---------- EXCERPTED DATA ----------

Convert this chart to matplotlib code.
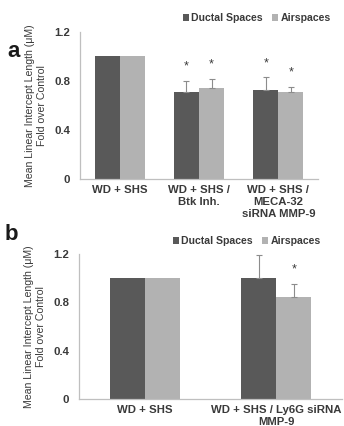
import matplotlib.pyplot as plt
import numpy as np

plt.rcParams['font.family'] = ['Liberation Sans', 'DejaVu Sans']
plt.rcParams['font.weight'] = 'bold'

series = ["Ductal Spaces", "Airspaces"]
colors = ["#595959", "#b2b2b2"]

# panel a
cats_a = ["WD + SHS", "WD + SHS /\nBtk Inh.", "WD + SHS /\nMECA-32\nsiRNA MMP-9"]
ductal_a = [1.0, 0.71, 0.73]
air_a = [1.0, 0.74, 0.71]
ductal_a_err = [0, 0.09, 0.10]
air_a_err = [0, 0.08, 0.04]
ductal_a_sig = [False, True, True]
air_a_sig = [False, True, True]

# panel b
cats_b = ["WD + SHS", "WD + SHS / Ly6G siRNA\nMMP-9"]
ductal_b = [1.0, 1.0]
air_b = [1.0, 0.84]
ductal_b_err = [0, 0.19]
air_b_err = [0, 0.11]
ductal_b_sig = [False, False]
air_b_sig = [False, True]

fig = plt.figure(figsize=(3.44, 4.26), dpi=100)
axis_col = "#bfbfbf"
txt_col = "#3a3a3a"


def draw(ax, cats, vals, errs, sigs, width, letter, legend_anchor):
    x = np.arange(len(cats))
    handles = []
    for i, (v, e, s) in enumerate(zip(vals, errs, sigs)):
        xs = x + (i - 0.5) * width
        b = ax.bar(xs, v, width, color=colors[i], label=series[i], zorder=2)
        handles.append(b)
        v = np.array(v)
        e = np.array(e)
        m = e > 0
        ax.errorbar(xs[m], v[m], yerr=[np.zeros(m.sum()), e[m]], fmt="none",
                    ecolor="#8c8c8c", elinewidth=0.8, capsize=2.5, capthick=0.8, zorder=3)
        for xi, top, sig in zip(xs, v + e, s):
            if sig:
                ax.annotate("*", (xi, top), xytext=(0, 6), textcoords="offset points",
                            ha="center", va="bottom", fontsize=9, color=txt_col,
                            fontweight="normal")
    ax.set_xlim(-0.5, len(cats) - 0.5)
    ax.set_ylim(0, 1.2)
    ax.set_yticks([0, 0.4, 0.8, 1.2])
    ax.set_yticklabels(["0", "0.4", "0.8", "1.2"])
    ax.set_xticks(x)
    ax.set_xticklabels(cats, linespacing=1.3)
    ax.tick_params(length=0, labelsize=8.2, colors=txt_col)
    ax.tick_params(axis="x", pad=4)
    ax.tick_params(axis="y", pad=7)
    for sp in ["top", "right"]:
        ax.spines[sp].set_visible(False)
    for sp in ["left", "bottom"]:
        ax.spines[sp].set_color(axis_col)
        ax.spines[sp].set_linewidth(0.9)
    ax.set_ylabel("Mean Linear Intercept Length (\u03bcM)\nFold over Control",
                  fontsize=7.6, color=txt_col, labelpad=5, linespacing=1.3)
    ax.legend(handles=handles, loc="center right", bbox_to_anchor=legend_anchor,
              bbox_transform=fig.transFigure, ncol=2, frameon=False, fontsize=7.6,
              handlelength=0.6, handleheight=0.6, handletextpad=0.2,
              columnspacing=0.9, labelcolor=txt_col, borderaxespad=0)
    fig.text(letter[0], letter[1], letter[2], fontsize=16, fontweight="bold",
             color="#1a1a1a", ha="left", va="baseline")


ax_a = fig.add_axes([80 / 344, 1 - 179 / 426, 238 / 344, 147 / 426])
draw(ax_a, cats_a, [ductal_a, air_a], [ductal_a_err, air_a_err],
     [ductal_a_sig, air_a_sig], 0.316, (7 / 344, 1 - 57 / 426, "a"),
     (335 / 344, 1 - 18 / 426))

ax_b = fig.add_axes([79 / 344, 1 - 399 / 426, 263 / 344, 145.3 / 426])
draw(ax_b, cats_b, [ductal_b, air_b], [ductal_b_err, air_b_err],
     [ductal_b_sig, air_b_sig], 0.266, (5 / 344, 1 - 240 / 426, "b"),
     (325 / 344, 1 - 241 / 426))

fig.savefig("out.png", dpi=100)
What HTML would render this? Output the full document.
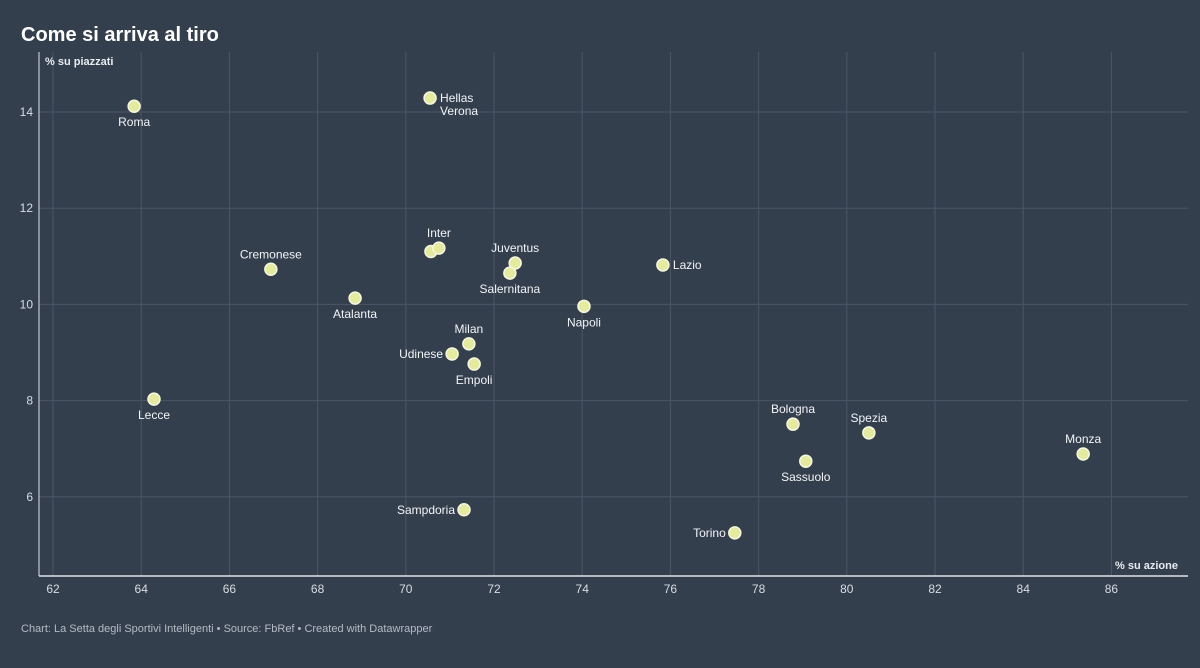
<!DOCTYPE html>
<html><head><meta charset="utf-8"><style>
body{margin:0;background:#343f4e;font-family:"Liberation Sans",sans-serif;}
svg{display:block}
</style></head><body>
<svg width="1200" height="668" id="chart">
<rect width="1200" height="668" fill="#343f4e"/>
<text x="21" y="41" font-size="20" font-weight="bold" fill="#fff">Come si arriva al tiro</text>
<text x="21" y="632" font-size="11" fill="#b4bac3">Chart: La Setta degli Sportivi Intelligenti • Source: FbRef • Created with Datawrapper</text>
<g id="grid"></g><g id="pts"></g>
</svg>
<script>
const teams=["Roma","Hellas Verona","Cremonese","Inter","Inter2","Juventus","Salernitana","Lazio","Atalanta","Napoli","Milan","Udinese","Empoli","Lecce","Bologna","Spezia","Sassuolo","Monza","Sampdoria","Torino"];
const azione=[63.84,70.55,66.94,70.57,70.75,72.48,72.36,75.83,68.85,74.04,71.43,71.05,71.55,64.29,78.78,80.50,79.07,85.36,71.32,77.46];
const piazzati=[14.12,14.29,10.73,11.10,11.17,10.86,10.65,10.82,10.13,9.96,9.18,8.97,8.76,8.03,7.51,7.33,6.74,6.89,5.73,5.25];
const xTicks=[62,64,66,68,70,72,74,76,78,80,82,84,86];
const yTicks=[6,8,10,12,14];
const X=v=>53+(v-62)*44.1, Y=v=>112-(v-14)*48.1;
const NS="http://www.w3.org/2000/svg";
function mk(t,a,p){const e=document.createElementNS(NS,t);for(const k in a)e.setAttribute(k,a[k]);p.appendChild(e);return e;}
const g=document.getElementById('grid'),P=document.getElementById('pts');
xTicks.forEach(v=>{
 const l=mk('line',{x1:X(v),x2:X(v),y1:52,y2:576,stroke:'#4b5665'},g);
 
 
 const t=mk('text',{x:X(v),y:593,'font-size':12,fill:'#d8dce2','text-anchor':'middle'},g);t.textContent=v;
 
 
});
yTicks.forEach(v=>{
 const l=mk('line',{x1:39,x2:1188,y1:Y(v),y2:Y(v),stroke:'#4b5665'},g);
 
 
 const t=mk('text',{x:33,y:Y(v)+4,'font-size':12,fill:'#d8dce2','text-anchor':'end'},g);t.textContent=v;
 
 
});
let ax=mk('line',{x1:39,x2:1188,y1:576,y2:576,stroke:'#e0e3e8','stroke-width':1.5},g);


ax=mk('line',{x1:39,x2:39,y1:52,y2:576,stroke:'#e0e3e8','stroke-width':1},g);


let t=mk('text',{x:45,y:65,'font-size':11,'font-weight':'bold',fill:'#e8ebef'},g);t.textContent='% su piazzati';


t=mk('text',{x:1178,y:569,'font-size':11,'font-weight':'bold',fill:'#e8ebef','text-anchor':'end'},g);t.textContent='% su azione';


// label placement: [dx,dy,anchor]
const lab={"Roma":[0,20,'middle'],"Hellas Verona":[10,4,'start'],"Cremonese":[0,-11,'middle'],"Inter2":[0,-11,'middle'],"Juventus":[0,-11,'middle'],"Salernitana":[0,20,'middle'],"Lazio":[10,4,'start'],"Atalanta":[0,20,'middle'],"Napoli":[0,20,'middle'],"Milan":[0,-11,'middle'],"Udinese":[-9,4,'end'],"Empoli":[0,20,'middle'],"Lecce":[0,20,'middle'],"Bologna":[0,-11,'middle'],"Spezia":[0,-11,'middle'],"Sassuolo":[0,20,'middle'],"Monza":[0,-11,'middle'],"Sampdoria":[-9,4,'end'],"Torino":[-9,4,'end']};
teams.forEach((n,i)=>{
 const c=mk('circle',{cx:X(azione[i]),cy:Y(piazzati[i]),r:6,fill:'#e4eb9b',stroke:'#f5f7e0','stroke-width':1.5},P);
 
 
 const L=lab[n]; if(!L) return;
 const tx=mk('text',{x:X(azione[i])+L[0],y:Y(piazzati[i])+L[1],'font-size':12,fill:'#f2f4f6','text-anchor':L[2]},P);
 if(n==="Hellas Verona"){tx.textContent='Hellas';const s=mk('tspan',{x:X(azione[i])+L[0],dy:13},tx);s.textContent='Verona';}
 else tx.textContent=n==="Inter2"?"Inter":n;
 
 
});
</script>
</body></html>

----------

_WORK TO DO_
From the data above, copy each line that holds "this".

_TASK ANSWER_
Convert this chart to matplotlib code.
What HTML would render this? Output the full document.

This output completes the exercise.